As part of this effort, the University will open an Entrepreneurship Hub this summer at 34 Chambers St. in Princeton. The 10,000-square-foot facility will serve as an anchor for a wide range of startup activities and will encourage an exchange of ideas among students, alumni and faculty. The space also will host undergraduate teams participating in the Keller Center's summer eLab program.
Recommendations for more space on campus, as well as a near-campus lab to foster connections between the University and local startup companies, will be considered as part of the University’s long-term strategic planning and campus planning processes.

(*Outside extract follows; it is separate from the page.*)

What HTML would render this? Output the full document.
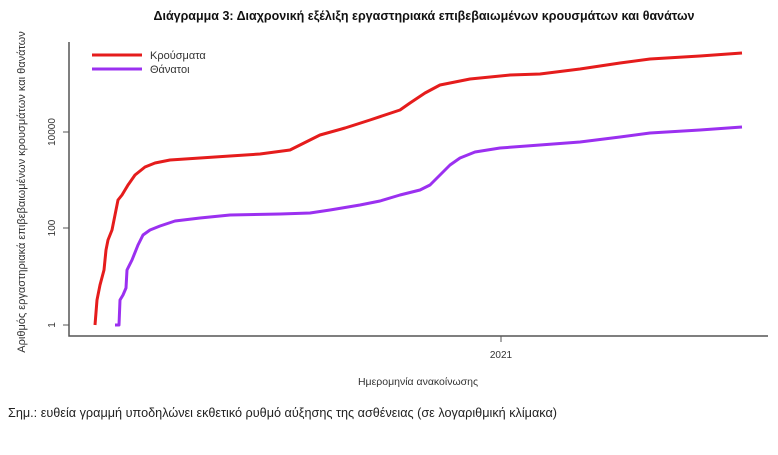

As for new funding efforts, the pilot Alumni Entrepreneurs Fund (AEF) assists recent University alumni entrepreneurs and their start-up companies. A gift from three alumni established the AEF. Four teams were selected in the initial phase in fall 2014 and a second phase of the pilot is underway. Alumni who receive AEF support will serve as mentors to students, helping to advance the University's education mission and cultivate the University's entrepreneurial ecosystem. The AEF pilot will be evaluated to determine the future of the fund, while additional funding mechanisms for other new programs also will be explored.
A gift from an alumnus will establish a Tiger Challenge design contest, in which interdisciplinary teams of undergraduate students will be encouraged to develop solutions to intractable challenges facing society today.
"Princeton University does an outstanding job in what it chooses to pursue," the report said. "And entrepreneurship the Princeton way needs the kind of long-term planning, resource support and serious attention that will make it a shining feature of the University."